Ça veut dire que ceux qui ont les moyens doivent faire plus d’efforts parce qu’ils partent de plus loin. Penser la sobriété, c’est une affaire politique et non d’abord un sujet technique. C’est une nouvelle société à créer, la sobriété par conséquent doit naître d’une construction démocratique.

Pour finir, un mot plus optimiste sur notre capacité collective à affronter ces crises. Moi je crois en des réponses au plus proche des habitantes et des habitants. Je souhaite remercier d’ailleurs les membres de cette assemblée ainsi que nos prédécesseurs, plus largement, tous les acteurs de cette collectivité, parce qu’on a déjà les bases de ce travail local de sobriété et de justice sociale.

En effet, ça a été rappelé, nous avons un certain nombre des outils nécessaires entre nos mains, des leviers d’action. Alors pas tous, loin sans faut. Il y a une vraie question de la planification de l’Etat parce que le marché ne va pas régler ça tout seul, on l’a vu.

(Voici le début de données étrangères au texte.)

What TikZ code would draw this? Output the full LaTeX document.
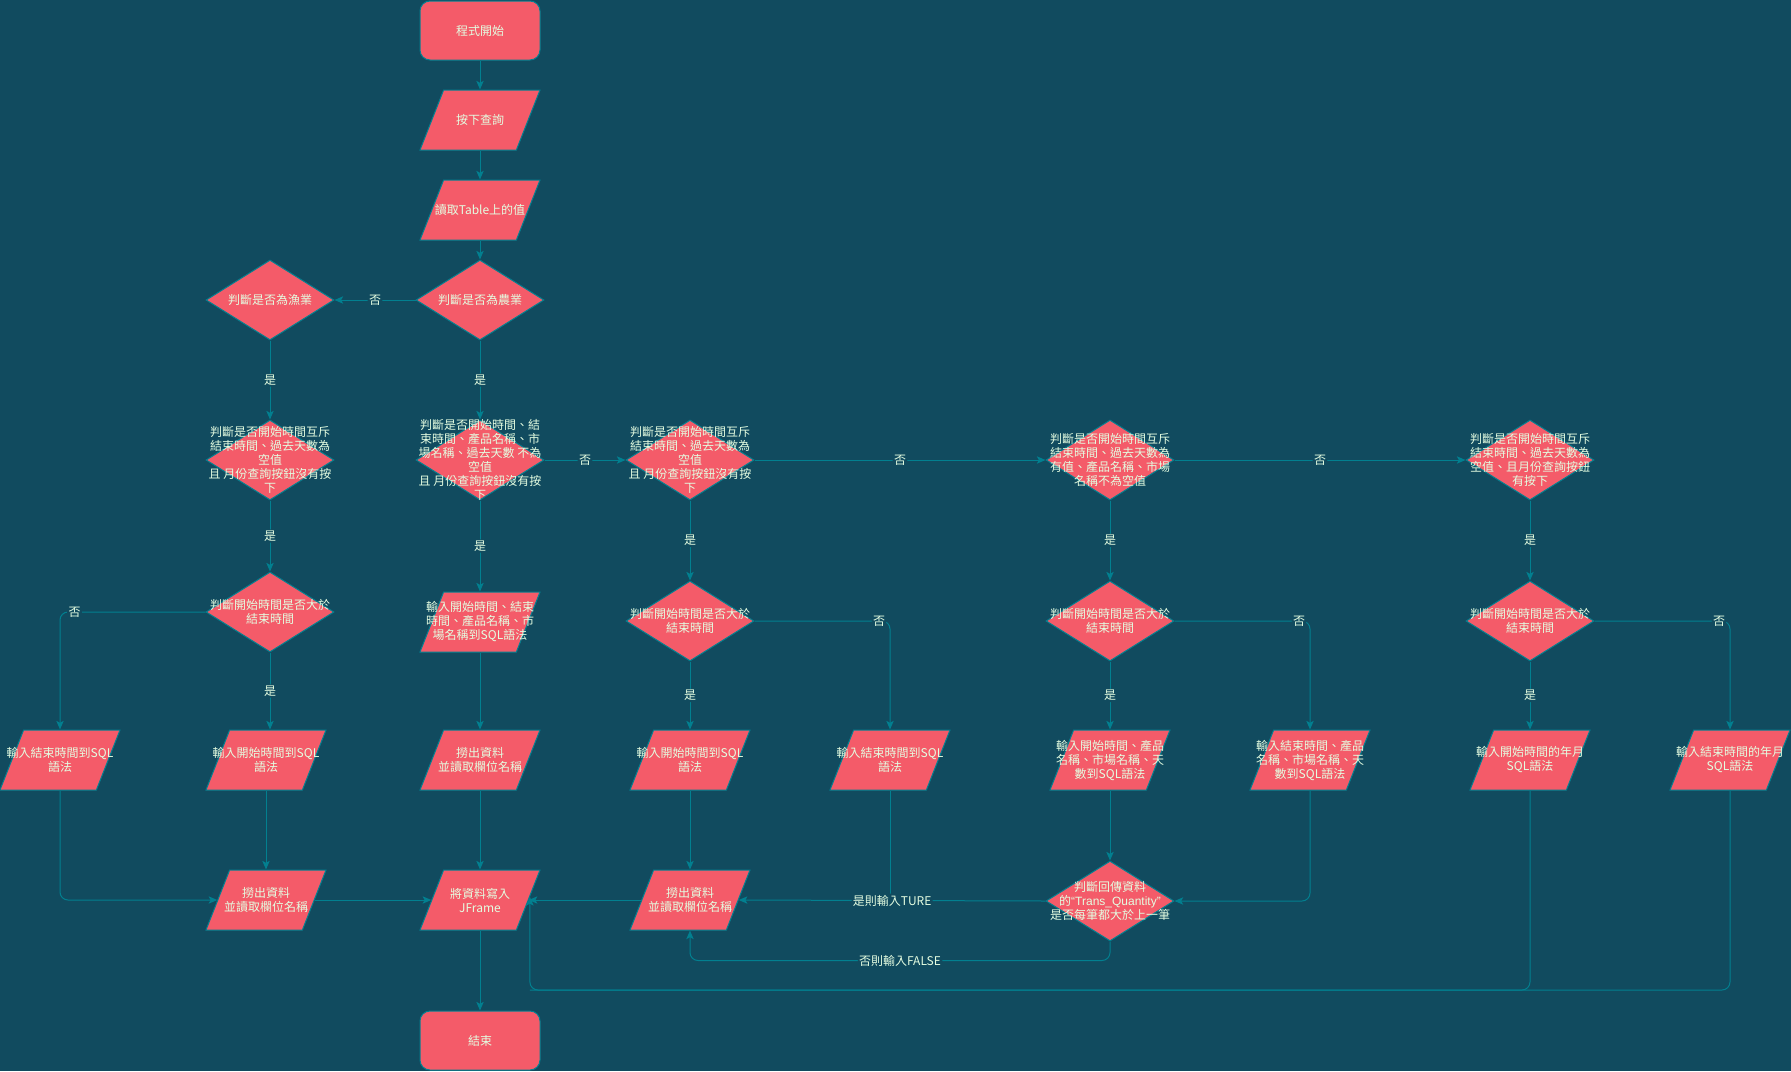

À la différence du gouvernement français, donc nous avions anticipé en local certaines choses en matière d’énergie et de climat. Je pense au réseau de chaleur urbain, au programme de rénovation thermique des écoles, des bâtiments publics, aux services fournis par notre agence locale à l’énergie et du climat Ener’gence, au tram et au BHNS, au cadastre solaire, on travaille sur l’éclairage public à venir et cetera, etc.

Alors nous reste à passer la seconde sur ces sujets, à nous donner les moyens, à changer de braquet et à entraîner tout le territoire, tous les acteurs du territoire dans l’inévitable bifurcation écologique.

Le plus tôt nous nous attèlerons à la baisse massive de nos émissions carbones, à la sobriété juste, à l’efficacité énergétique, au développement des énergies renouvelables, massivement, mieux ce sera pour tous les acteurs du territoire.